TASK DESCRIPTION ▸
Pick out every line in the data below that holds "this".

Figure scripts ▸
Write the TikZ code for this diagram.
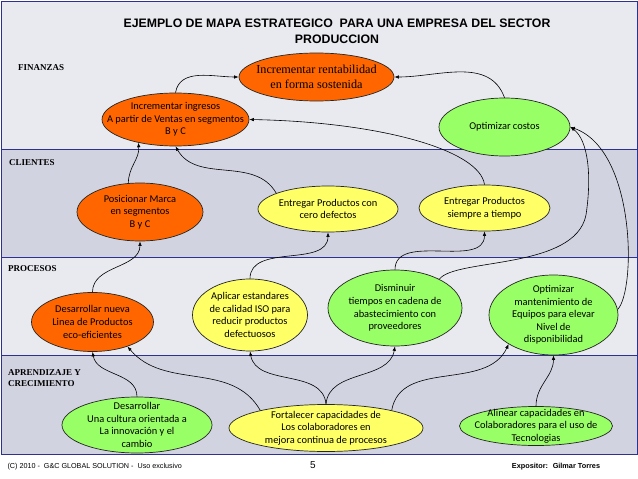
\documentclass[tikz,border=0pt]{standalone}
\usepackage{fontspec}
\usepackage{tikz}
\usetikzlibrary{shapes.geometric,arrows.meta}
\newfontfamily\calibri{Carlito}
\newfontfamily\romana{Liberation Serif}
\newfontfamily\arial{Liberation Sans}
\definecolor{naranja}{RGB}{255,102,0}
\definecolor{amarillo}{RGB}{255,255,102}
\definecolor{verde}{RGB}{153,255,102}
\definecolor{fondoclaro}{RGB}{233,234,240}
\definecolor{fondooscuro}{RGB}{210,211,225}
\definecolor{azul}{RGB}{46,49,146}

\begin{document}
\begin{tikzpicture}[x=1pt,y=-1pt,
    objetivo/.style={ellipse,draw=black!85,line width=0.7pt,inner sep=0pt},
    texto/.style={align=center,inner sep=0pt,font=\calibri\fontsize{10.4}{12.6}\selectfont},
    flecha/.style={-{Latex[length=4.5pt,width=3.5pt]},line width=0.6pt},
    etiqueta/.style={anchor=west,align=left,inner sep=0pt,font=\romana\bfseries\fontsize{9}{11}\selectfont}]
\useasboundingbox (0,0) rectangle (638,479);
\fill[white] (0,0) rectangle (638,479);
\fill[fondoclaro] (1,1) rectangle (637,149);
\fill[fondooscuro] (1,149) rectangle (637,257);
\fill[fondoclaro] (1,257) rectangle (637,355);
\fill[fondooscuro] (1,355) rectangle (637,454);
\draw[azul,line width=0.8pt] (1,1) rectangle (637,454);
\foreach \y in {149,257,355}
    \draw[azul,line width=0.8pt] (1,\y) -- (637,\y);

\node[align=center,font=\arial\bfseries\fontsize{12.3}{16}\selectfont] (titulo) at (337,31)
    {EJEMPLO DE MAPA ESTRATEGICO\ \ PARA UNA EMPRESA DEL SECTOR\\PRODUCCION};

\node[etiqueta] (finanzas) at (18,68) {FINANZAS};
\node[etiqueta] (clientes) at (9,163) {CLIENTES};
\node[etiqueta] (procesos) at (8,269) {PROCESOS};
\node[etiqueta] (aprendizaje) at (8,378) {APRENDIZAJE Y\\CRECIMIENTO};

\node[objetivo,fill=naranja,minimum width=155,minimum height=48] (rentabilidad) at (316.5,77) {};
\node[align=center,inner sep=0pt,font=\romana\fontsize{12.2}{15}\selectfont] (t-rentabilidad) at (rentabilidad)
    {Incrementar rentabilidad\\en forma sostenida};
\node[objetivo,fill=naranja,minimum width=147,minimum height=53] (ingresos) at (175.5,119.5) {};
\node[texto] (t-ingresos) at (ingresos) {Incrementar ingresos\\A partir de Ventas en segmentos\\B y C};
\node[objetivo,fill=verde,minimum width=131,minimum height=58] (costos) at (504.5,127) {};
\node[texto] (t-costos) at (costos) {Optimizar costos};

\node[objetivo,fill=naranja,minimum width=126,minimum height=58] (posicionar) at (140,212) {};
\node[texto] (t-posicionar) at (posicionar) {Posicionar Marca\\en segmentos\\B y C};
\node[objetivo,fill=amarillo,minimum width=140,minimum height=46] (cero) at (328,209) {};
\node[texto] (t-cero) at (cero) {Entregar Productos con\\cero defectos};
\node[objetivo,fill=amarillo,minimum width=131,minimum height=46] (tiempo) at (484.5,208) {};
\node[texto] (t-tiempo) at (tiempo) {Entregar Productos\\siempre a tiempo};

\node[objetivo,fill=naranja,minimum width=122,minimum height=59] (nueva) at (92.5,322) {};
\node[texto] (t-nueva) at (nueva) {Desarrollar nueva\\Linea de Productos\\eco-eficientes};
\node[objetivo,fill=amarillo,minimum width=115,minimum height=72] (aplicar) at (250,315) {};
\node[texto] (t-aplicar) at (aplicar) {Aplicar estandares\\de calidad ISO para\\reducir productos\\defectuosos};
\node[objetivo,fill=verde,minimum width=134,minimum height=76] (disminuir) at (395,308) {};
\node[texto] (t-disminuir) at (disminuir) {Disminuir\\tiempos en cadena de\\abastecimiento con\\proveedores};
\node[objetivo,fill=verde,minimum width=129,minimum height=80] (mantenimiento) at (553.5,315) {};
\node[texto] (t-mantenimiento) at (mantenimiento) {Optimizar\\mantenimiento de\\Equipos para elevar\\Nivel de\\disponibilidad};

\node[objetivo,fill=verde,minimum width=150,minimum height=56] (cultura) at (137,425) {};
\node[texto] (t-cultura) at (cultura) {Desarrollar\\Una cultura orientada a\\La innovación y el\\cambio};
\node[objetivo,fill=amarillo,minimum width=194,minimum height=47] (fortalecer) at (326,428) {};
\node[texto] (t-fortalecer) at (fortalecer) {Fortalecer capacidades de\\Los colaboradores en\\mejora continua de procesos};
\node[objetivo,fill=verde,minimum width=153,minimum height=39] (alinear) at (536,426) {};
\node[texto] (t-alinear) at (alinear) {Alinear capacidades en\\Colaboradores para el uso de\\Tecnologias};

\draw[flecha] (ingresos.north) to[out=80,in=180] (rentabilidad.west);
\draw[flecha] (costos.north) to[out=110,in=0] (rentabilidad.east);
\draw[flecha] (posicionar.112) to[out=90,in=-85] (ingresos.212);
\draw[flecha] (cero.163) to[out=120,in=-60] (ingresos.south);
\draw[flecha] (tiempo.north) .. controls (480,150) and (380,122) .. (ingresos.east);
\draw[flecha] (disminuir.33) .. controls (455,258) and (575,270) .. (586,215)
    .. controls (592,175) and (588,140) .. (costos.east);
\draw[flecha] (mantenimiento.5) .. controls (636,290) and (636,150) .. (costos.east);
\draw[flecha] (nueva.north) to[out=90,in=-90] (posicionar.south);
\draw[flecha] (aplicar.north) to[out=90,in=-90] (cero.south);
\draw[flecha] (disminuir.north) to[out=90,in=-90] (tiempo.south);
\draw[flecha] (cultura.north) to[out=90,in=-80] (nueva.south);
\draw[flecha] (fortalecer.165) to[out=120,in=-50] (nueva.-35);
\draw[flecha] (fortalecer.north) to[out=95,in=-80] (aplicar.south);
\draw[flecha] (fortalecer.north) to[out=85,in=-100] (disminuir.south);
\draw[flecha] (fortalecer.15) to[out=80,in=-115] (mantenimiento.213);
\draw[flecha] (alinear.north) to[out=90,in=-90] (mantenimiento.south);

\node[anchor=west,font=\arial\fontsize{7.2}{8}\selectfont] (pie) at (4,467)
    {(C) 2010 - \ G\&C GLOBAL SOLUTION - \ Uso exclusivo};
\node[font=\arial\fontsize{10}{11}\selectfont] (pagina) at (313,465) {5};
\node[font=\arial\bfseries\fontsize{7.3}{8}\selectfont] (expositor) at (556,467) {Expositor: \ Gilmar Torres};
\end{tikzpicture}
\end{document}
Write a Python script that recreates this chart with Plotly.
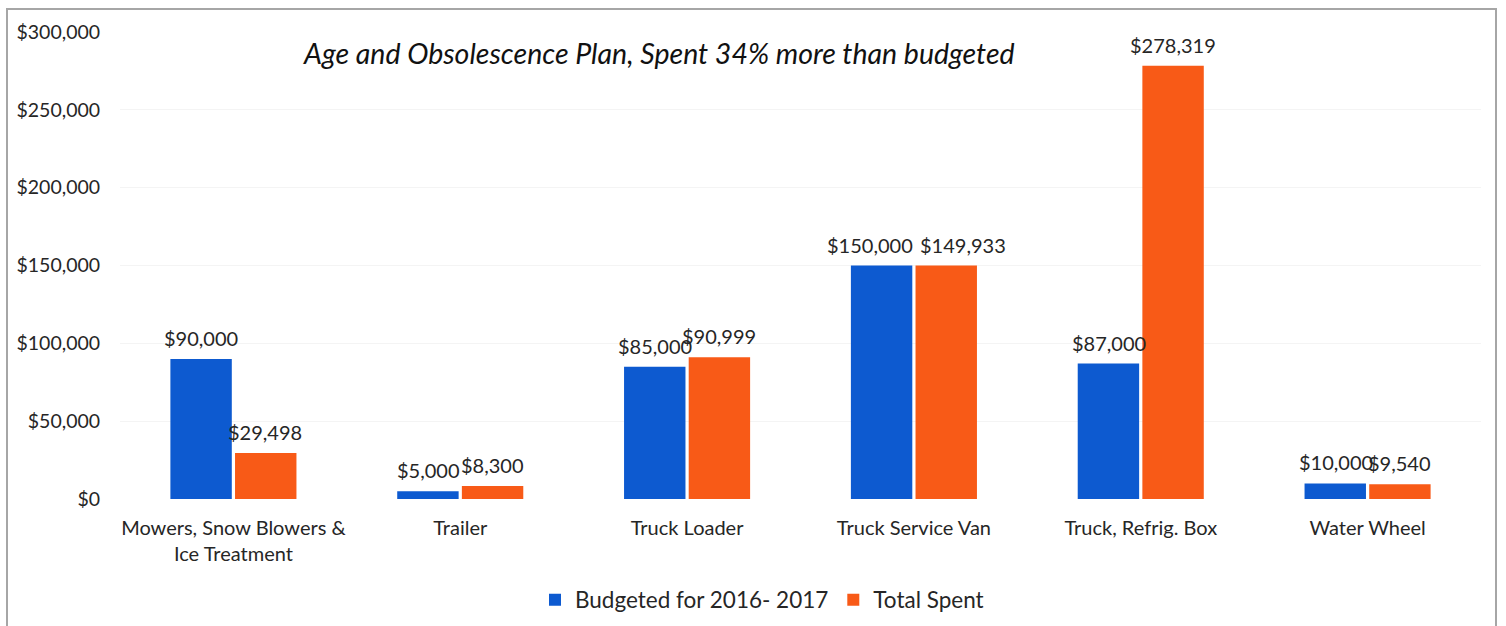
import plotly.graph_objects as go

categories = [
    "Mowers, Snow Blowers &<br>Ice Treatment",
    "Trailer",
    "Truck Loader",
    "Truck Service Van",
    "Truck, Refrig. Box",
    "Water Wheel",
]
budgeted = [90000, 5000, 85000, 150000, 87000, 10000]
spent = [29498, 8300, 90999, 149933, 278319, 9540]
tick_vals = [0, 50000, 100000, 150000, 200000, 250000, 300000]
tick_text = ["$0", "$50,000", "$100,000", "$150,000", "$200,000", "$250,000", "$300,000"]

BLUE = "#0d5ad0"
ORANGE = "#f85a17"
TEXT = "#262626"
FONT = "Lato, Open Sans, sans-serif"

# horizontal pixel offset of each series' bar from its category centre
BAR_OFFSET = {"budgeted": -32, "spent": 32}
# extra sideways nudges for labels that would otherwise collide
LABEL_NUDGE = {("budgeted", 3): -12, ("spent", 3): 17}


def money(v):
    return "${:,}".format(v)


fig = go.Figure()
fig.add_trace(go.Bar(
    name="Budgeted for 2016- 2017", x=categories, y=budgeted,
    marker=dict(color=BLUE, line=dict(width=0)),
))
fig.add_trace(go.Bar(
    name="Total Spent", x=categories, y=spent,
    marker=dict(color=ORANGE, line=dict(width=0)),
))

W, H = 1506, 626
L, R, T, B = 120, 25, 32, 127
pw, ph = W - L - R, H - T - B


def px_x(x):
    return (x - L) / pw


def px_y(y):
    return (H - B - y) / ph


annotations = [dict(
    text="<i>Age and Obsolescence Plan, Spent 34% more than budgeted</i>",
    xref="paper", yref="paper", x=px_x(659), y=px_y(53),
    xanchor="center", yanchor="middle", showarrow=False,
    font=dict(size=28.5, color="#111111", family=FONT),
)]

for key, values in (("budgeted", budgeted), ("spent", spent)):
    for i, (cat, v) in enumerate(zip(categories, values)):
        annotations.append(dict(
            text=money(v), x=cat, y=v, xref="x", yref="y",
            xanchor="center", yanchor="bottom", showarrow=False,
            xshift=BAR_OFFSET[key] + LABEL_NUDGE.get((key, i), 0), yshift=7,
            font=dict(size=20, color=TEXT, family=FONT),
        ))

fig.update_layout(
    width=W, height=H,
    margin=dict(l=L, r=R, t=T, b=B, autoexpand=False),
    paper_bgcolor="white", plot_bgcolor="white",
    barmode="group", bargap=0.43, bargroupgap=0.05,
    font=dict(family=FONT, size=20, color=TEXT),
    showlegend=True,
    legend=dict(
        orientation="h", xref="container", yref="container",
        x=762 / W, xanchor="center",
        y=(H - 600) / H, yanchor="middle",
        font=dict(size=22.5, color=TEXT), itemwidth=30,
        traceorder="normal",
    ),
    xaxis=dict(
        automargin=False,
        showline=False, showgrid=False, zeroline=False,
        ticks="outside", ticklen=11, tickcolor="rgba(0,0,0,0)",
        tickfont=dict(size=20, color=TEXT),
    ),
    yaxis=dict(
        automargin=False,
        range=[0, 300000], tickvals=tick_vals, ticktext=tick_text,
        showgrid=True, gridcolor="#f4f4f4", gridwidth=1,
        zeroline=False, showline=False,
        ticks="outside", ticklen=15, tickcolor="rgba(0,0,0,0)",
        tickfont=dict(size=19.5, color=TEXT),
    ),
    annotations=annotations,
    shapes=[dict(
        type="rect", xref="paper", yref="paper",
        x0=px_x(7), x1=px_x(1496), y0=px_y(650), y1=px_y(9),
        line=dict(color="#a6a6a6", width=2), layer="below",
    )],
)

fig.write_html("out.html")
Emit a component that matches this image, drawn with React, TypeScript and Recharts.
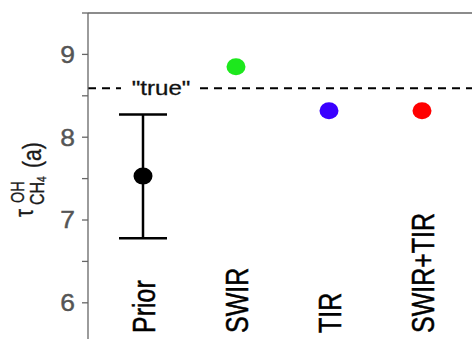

EXERCISE SOLUTION ▸
Write the TikZ code for this diagram.
Write a Python script that recreates this chart with Plotly.
Emit a component that matches this image, drawn with React, TypeScript and Recharts.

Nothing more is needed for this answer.